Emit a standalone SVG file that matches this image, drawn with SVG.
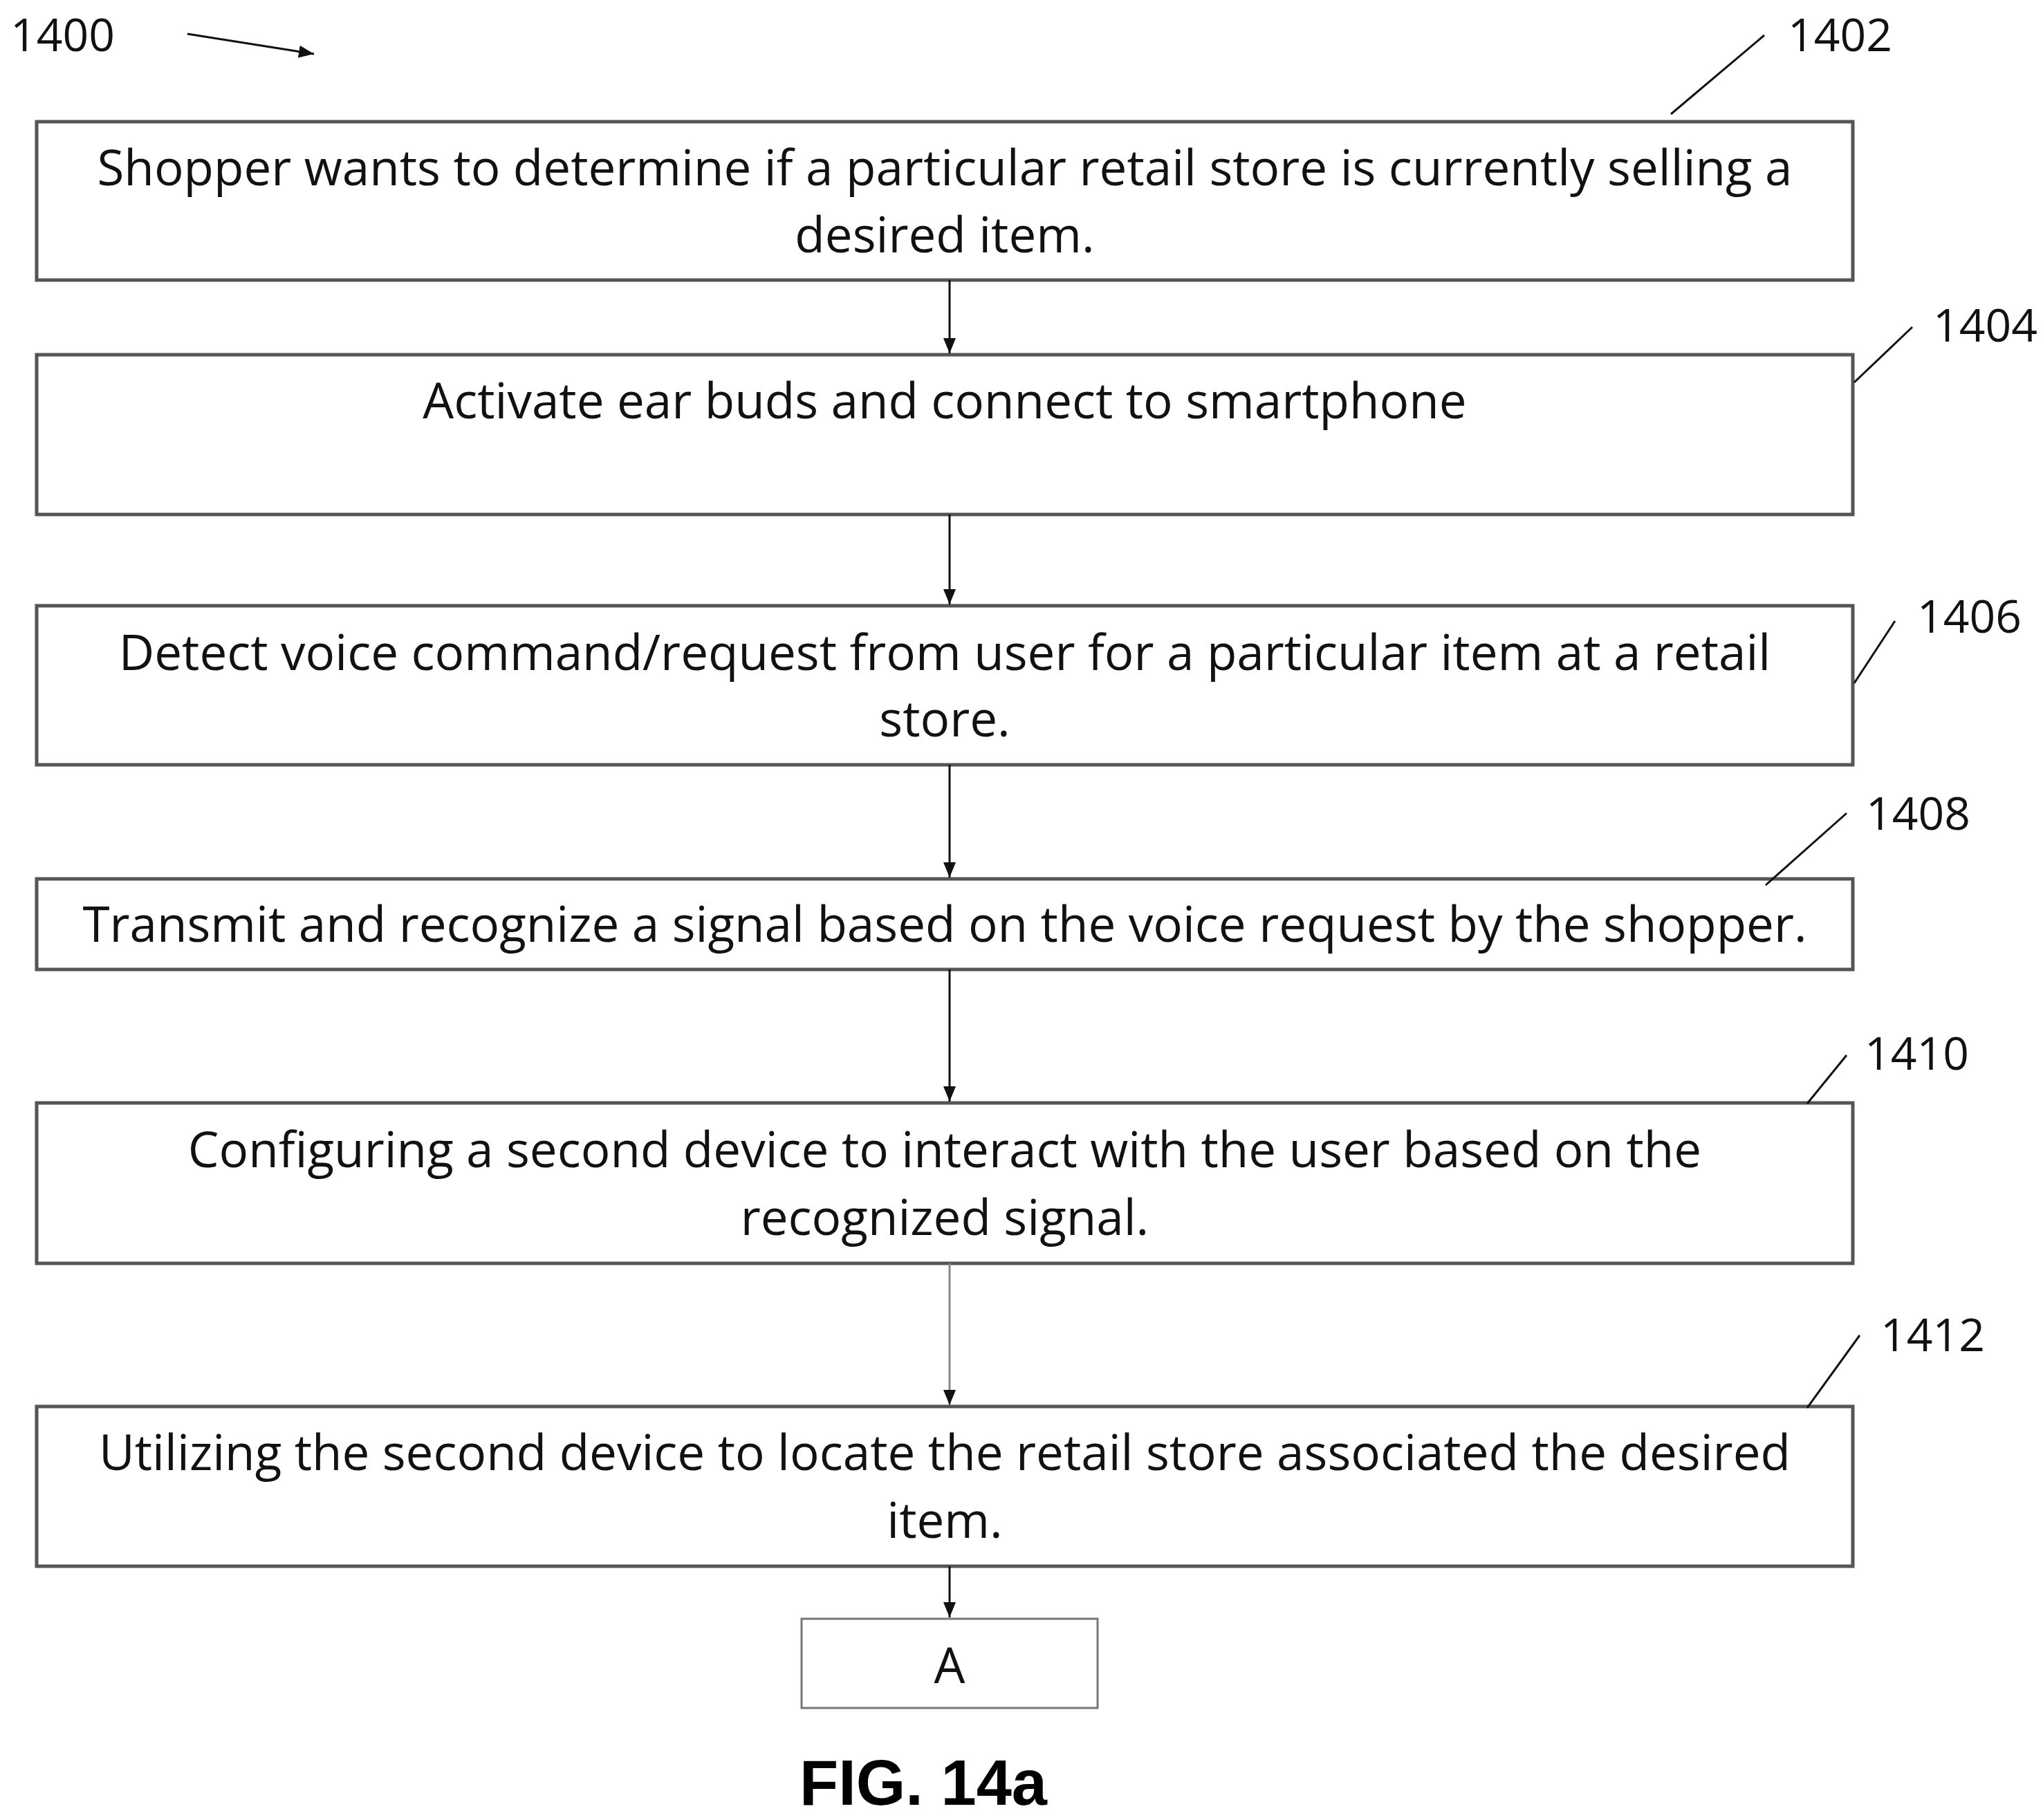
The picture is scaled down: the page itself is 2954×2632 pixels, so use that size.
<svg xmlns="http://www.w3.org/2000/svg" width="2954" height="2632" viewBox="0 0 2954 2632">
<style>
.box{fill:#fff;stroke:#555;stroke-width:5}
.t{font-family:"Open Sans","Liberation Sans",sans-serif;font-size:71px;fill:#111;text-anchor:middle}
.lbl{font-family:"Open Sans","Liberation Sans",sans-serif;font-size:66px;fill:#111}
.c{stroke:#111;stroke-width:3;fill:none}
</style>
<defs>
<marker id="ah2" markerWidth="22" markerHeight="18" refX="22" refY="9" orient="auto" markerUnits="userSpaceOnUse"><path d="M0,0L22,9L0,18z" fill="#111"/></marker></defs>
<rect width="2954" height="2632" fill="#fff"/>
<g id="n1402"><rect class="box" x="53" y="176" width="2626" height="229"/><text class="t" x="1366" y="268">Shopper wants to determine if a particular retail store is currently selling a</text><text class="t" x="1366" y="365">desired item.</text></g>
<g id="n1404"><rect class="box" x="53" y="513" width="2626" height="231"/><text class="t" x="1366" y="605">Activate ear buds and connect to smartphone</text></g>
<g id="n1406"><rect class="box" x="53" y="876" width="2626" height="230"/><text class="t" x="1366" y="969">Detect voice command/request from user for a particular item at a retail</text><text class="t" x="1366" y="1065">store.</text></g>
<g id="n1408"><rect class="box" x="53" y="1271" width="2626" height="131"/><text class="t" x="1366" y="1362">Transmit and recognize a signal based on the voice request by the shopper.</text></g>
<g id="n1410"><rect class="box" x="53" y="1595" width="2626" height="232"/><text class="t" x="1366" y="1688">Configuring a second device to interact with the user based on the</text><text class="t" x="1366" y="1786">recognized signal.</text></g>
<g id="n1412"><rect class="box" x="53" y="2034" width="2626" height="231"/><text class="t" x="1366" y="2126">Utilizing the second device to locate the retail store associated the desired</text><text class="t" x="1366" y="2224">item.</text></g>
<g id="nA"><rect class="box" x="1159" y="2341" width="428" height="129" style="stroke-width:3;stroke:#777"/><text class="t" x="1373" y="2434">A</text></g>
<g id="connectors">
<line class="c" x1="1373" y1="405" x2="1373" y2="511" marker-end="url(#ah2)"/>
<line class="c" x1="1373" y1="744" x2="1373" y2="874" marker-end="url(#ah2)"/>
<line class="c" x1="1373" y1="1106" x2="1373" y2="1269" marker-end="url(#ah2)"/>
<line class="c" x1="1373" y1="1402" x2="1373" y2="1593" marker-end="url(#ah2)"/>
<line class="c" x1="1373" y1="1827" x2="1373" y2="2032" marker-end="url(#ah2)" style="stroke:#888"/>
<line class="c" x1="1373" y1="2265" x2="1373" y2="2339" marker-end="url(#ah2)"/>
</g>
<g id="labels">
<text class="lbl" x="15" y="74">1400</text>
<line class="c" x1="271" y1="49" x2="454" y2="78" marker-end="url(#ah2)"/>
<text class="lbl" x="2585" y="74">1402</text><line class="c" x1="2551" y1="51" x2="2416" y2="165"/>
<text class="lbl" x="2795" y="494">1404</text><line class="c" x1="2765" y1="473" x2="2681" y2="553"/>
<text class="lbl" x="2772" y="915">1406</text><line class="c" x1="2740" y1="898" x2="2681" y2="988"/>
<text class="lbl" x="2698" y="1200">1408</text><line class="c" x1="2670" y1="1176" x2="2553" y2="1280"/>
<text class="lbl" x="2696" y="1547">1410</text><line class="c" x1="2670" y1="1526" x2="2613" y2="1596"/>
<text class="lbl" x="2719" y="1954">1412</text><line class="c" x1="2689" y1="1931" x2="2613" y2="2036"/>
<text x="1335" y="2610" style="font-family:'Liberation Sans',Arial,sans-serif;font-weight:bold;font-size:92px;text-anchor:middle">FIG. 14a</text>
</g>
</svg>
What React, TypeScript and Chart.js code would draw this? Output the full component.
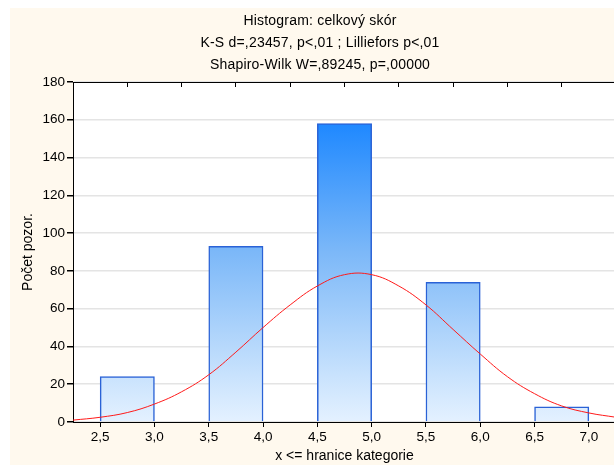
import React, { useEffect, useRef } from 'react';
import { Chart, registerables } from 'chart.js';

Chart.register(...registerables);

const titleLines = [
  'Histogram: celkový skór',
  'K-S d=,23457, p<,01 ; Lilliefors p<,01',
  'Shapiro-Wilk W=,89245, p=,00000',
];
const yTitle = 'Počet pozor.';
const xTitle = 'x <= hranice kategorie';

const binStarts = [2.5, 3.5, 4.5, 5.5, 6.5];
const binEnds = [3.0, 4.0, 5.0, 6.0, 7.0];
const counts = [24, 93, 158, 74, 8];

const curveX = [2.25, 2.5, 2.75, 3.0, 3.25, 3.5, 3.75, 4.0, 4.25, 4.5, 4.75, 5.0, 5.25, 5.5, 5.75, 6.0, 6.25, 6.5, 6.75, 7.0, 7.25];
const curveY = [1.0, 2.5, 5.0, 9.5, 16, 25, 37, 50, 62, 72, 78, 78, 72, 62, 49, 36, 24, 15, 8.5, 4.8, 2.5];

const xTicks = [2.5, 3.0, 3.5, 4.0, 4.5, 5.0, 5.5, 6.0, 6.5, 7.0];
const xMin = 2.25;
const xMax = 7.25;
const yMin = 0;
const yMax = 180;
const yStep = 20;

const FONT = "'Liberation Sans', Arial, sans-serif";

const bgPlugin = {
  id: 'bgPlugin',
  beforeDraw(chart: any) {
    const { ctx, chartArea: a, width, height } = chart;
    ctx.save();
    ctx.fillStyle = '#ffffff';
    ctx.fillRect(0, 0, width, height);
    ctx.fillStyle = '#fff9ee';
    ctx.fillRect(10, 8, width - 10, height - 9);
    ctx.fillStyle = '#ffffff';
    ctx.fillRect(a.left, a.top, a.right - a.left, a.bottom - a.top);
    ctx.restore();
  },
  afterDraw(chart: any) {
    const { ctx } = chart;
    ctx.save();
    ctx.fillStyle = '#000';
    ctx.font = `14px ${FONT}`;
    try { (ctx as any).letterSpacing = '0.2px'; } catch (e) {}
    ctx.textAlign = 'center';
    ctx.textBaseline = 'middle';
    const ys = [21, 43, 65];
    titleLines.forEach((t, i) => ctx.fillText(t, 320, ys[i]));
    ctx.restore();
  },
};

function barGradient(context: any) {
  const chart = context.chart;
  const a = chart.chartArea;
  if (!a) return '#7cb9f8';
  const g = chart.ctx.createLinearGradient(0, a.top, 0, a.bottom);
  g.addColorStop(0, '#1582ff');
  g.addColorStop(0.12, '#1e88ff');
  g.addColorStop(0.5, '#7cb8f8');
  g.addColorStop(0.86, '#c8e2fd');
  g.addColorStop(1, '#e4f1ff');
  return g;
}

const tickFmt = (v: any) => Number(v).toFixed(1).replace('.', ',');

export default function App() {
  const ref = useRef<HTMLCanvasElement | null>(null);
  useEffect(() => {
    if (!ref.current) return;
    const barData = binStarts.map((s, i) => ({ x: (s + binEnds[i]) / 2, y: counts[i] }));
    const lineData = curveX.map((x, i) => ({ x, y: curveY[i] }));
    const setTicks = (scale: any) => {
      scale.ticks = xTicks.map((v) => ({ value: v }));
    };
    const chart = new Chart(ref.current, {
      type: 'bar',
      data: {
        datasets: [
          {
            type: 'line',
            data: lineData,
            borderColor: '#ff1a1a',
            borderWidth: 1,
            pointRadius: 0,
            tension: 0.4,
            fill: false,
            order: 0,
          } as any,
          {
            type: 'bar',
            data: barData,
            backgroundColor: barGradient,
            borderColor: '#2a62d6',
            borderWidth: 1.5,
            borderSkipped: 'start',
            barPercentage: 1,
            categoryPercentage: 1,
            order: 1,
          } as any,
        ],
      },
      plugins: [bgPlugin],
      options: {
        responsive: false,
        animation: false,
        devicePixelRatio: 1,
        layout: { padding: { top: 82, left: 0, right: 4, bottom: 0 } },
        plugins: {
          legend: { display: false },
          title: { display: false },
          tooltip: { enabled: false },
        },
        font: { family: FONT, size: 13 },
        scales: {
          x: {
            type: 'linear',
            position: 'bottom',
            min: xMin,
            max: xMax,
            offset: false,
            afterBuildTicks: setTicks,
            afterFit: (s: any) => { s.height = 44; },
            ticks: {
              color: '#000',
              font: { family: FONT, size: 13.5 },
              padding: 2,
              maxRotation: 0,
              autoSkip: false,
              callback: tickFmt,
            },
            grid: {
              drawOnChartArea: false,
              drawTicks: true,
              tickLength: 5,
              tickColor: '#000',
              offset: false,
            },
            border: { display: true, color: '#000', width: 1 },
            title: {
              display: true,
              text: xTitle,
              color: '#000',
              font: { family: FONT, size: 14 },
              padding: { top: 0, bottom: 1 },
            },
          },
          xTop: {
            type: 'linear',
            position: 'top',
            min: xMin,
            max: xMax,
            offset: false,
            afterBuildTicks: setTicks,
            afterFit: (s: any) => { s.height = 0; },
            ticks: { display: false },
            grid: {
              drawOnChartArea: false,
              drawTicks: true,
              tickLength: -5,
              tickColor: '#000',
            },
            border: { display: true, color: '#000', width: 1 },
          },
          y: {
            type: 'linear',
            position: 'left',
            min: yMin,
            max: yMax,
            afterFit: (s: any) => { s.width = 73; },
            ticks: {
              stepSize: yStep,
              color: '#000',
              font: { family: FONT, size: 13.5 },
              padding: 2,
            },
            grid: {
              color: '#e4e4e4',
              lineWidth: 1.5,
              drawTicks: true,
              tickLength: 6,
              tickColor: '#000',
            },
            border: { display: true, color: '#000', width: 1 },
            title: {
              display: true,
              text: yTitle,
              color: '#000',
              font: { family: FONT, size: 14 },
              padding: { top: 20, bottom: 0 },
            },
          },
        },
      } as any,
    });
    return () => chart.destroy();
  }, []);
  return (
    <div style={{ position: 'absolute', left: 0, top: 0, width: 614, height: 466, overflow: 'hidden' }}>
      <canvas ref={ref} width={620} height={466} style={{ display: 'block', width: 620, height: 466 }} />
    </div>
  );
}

▸ **Direction**:
Wherever a line in the data above holds "this", copy that line.

▸ **Reply**:
Emit a standalone SVG file that matches this image, drawn with SVG.
What React, TypeScript and Chart.js code would draw this? Output the full component.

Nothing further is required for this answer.